Neumann: Das Liverollenspiel als pädagogisches Konzept kommt aus den skandinavischen Ländern. In Dänemark gibt es zum Beispiel ein Internat, das das anbietet. Ich glaube, da geht es um den spielerischen Umgang mit bestimmten Themen. Und Kinder lieben es, im Wald unterwegs zu sein. Auch da ist das Konzept eine einfach gestrickte Welt. Die Kinder stellen dann natürlich eher die Guten dar und über die Darstellung des Guten können Werte wie Kameradschaft und Solidarität vermittelt werden. Es wird gemeinsam ein Ziel verfolgt, ohne dass dabei jemand untergebuttert wird. Solche Ansätze sind im Liverollenspiel sehr gut umsetzbar.

Was haben Sie persönlich durch LARP gelernt?
Neumann: Ich habe herausgefunden, dass ich offensichtlich 150 Leute motivieren kann. Im normalen Leben hat man selten die Gelegenheit dazu, das herauszufinden. Alles andere ist irgendwie schon da gewesen: Ich habe mich als Kind bereits gerne verkleidet, Fasching in der Schule fand ich super. Ich mochte am liebsten die Verkleidung, wo man mich nicht erkannt hat. Von daher ist mein Hobby nur die konsequente Weiterführung dessen, was ich als Kind schon mochte.

Wäre LARP eine gute Therapie für Kinder, die nicht vom Computer wegkommen?
Neumann: Ich glaube schon. Man kann beim LARP merken, dass so ein Hobby auch zusammenschweißen kann, wenn die Leute neben mir stehen und nicht tausend Kilometer entfernt sind. Wir beobachten allerdings, dass der Aspekt des Rollenspiels und des Interagierens miteinander bei den Heranwachsenden, die heute neu dazukommen, etwas in den Hintergrund und das Gewinnen-wollen oder das Sammeln von Punkten in den Vordergrund tritt. Die Neueinsteiger sind 15, 16 Jahre alt, kommen sehr häufig aus dem Computerspiel-Bereich und da geht es darum, Punkte zu machen, um das nächste Level zu erreichen.

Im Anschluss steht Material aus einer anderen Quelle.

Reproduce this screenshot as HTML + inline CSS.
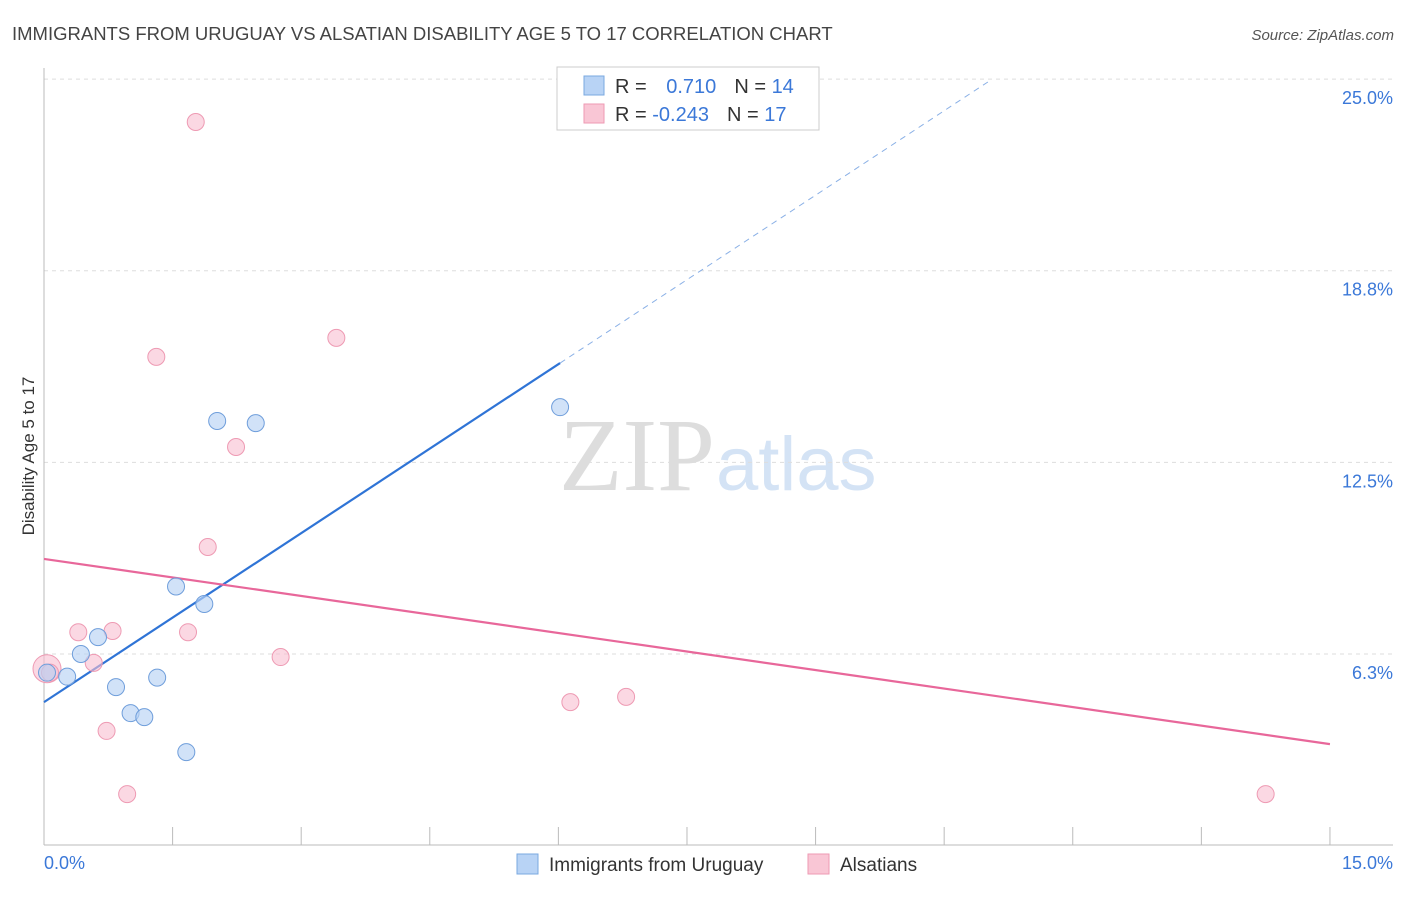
<!DOCTYPE html>
<html><head><meta charset="utf-8"><style>
body{margin:0;background:#fff;font-family:"Liberation Sans",sans-serif;}
</style></head><body>
<svg width="1406" height="892" xmlns="http://www.w3.org/2000/svg" id="chart" font-family="Liberation Sans, sans-serif">
<text x="12" y="40" font-size="18.5" fill="#444">IMMIGRANTS FROM URUGUAY VS ALSATIAN DISABILITY AGE 5 TO 17 CORRELATION CHART</text>
<text x="1394" y="40" font-size="15" fill="#555" font-style="italic" text-anchor="end">Source: ZipAtlas.com</text>
<text x="715" y="490" font-size="104" fill="#ddd" text-anchor="end" font-family="Liberation Serif, serif">ZIP</text>
<text x="716" y="490" font-size="76" fill="#d4e3f5">atlas</text>
<g id="grid"></g>
<line x1="44" y1="845" x2="1393" y2="845" stroke="#bbb"/>
<line x1="44" y1="68" x2="44" y2="845" stroke="#bbb"/>
<text transform="translate(34,456) rotate(-90)" font-size="17" fill="#333" text-anchor="middle">Disability Age 5 to 17</text>
<text x="44" y="869" font-size="18" fill="#3b78d8">0.0%</text>
<text x="1393" y="869" font-size="18" fill="#3b78d8" text-anchor="end">15.0%</text>
<g id="marks"></g>
<g>
<rect x="557" y="67" width="262" height="63" fill="#fff" stroke="#ccc"/>
<rect x="584" y="76" width="20" height="19" fill="#b8d3f5" stroke="#7aa8e0"/>
<rect x="584" y="104" width="20" height="19" fill="#f9c6d5" stroke="#ee9ab3"/>
<text x="615" y="93" font-size="20" fill="#333">R = <tspan fill="#3b78d8" dx="14">0.710</tspan><tspan dx="18" fill="#333">N = </tspan><tspan fill="#3b78d8">14</tspan></text>
<text x="615" y="121" font-size="20" fill="#333">R = <tspan fill="#3b78d8">-0.243</tspan><tspan dx="18" fill="#333">N = </tspan><tspan fill="#3b78d8">17</tspan></text>
</g>
<g>
<rect x="517" y="854" width="21" height="20" fill="#b8d3f5" stroke="#7aa8e0"/>
<text x="549" y="871" font-size="19" fill="#333">Immigrants from Uruguay</text>
<rect x="808" y="854" width="21" height="20" fill="#f9c6d5" stroke="#ee9ab3"/>
<text x="840" y="871" font-size="19" fill="#333">Alsatians</text>
</g>
</svg>
<script>
const yTicks=[6.25,12.5,18.75,25];
const yTickLabels=["6.3%","12.5%","18.8%","25.0%"];
const xTicks=[0,1.5,3,4.5,6,7.5,9,10.5,12,13.5,15];
const blueX=[0.035,0.27,0.43,0.63,0.84,1.01,1.17,1.32,1.54,1.66,1.87,2.02,2.47,6.02];
const blueY=[5.64,5.51,6.25,6.80,5.17,4.32,4.19,5.48,8.45,3.05,7.88,13.85,13.78,14.30];
const pinkX=[0.035,0.07,0.40,0.58,0.73,0.80,0.97,1.31,1.68,1.77,1.91,2.24,2.76,3.41,6.14,6.79,14.25];
const pinkY=[5.77,5.64,6.96,5.96,3.74,7.00,1.68,15.94,6.96,23.60,9.74,13.0,6.15,16.56,4.68,4.85,1.68];
const blueLine=[4.68,1.837]; // intercept, slope
const pinkLine=[9.35,-0.4027];
const sx=v=>44+v*85.73, sy=v=>845.6-v*30.66;
const NS="http://www.w3.org/2000/svg";
const g=document.getElementById('grid'), m=document.getElementById('marks');
function mk(p,t,a){const e=document.createElementNS(NS,t);for(const k in a)e.setAttribute(k,a[k]);p.appendChild(e);return e;}
yTicks.forEach((v,i)=>{
 const l=mk(g,'line',{x1:44,x2:1393,y1:sy(v),y2:sy(v),stroke:'#ddd','stroke-dasharray':'4,4'});
 
 
 const t=mk(g,'text',{x:1393,y:sy(v)+25,'font-size':18,fill:'#3b78d8','text-anchor':'end'});
 t.textContent=yTickLabels[i];
 
 
});
xTicks.forEach(v=>{
 const l=mk(g,'line',{x1:sx(v),x2:sx(v),y1:827,y2:845,stroke:'#bbb'});
 
 
});
const bl=mk(m,'line',{x1:sx(0),y1:sy(blueLine[0]),x2:sx(6.02),y2:sy(blueLine[0]+blueLine[1]*6.02),stroke:'#2f74d6','stroke-width':2.2});


const bd=mk(m,'line',{x1:sx(6.02),y1:sy(blueLine[0]+blueLine[1]*6.02),x2:sx(11.01),y2:sy(blueLine[0]+blueLine[1]*11.01),stroke:'#8ab0e6','stroke-width':1,'stroke-dasharray':'6,5'});


const pl=mk(m,'line',{x1:sx(0),y1:sy(pinkLine[0]),x2:sx(15),y2:sy(pinkLine[0]+pinkLine[1]*15),stroke:'#e8679a','stroke-width':2.2});


pinkX.forEach((x,i)=>{
 const c=mk(m,'circle',{cx:sx(x),cy:sy(pinkY[i]),r:i==0?14:8.5,fill:'rgba(249,190,208,0.6)',stroke:'#ee9ab3','stroke-width':1});
 
 
});
blueX.forEach((x,i)=>{
 const c=mk(m,'circle',{cx:sx(x),cy:sy(blueY[i]),r:8.5,fill:'rgba(184,211,245,0.65)',stroke:'#6f9edb','stroke-width':1});
 
 
});
</script>
</body></html>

Wir hätten da noch eine Idee für ein LARP: Der 1. Mai in Berlin. Wäre das ein Setting?
Neumann: Nein, ich glaube für ein Liverollenspiel nicht, weil es zu dicht an der Realität ist. Es wäre ja auch nur ein reines Kampfsetting, da gebe es keine Interaktion. Man hätte zwei Reihen: die bösen Randalierer und die guten Polizisten. Oder andersrum. Aber man will ja schon eine ganze Geschichte spielen.
Die Bereitschaftspolizei übt so etwas natürlich in Rollenspielen, um sich auf den ersten Mai vorzubereiten.

Wäre das Setting 1. Mai auch zu nah an der Gegenwart?
Neumann: Ja, ich glaube auch das. Da ist nicht der Reiz da. Und ich sag es jetzt mal ganz böse: wer so etwas haben will, der geht einfach ganz real zum 1. Mai. Da ist das Adrenalin dann auch noch echter.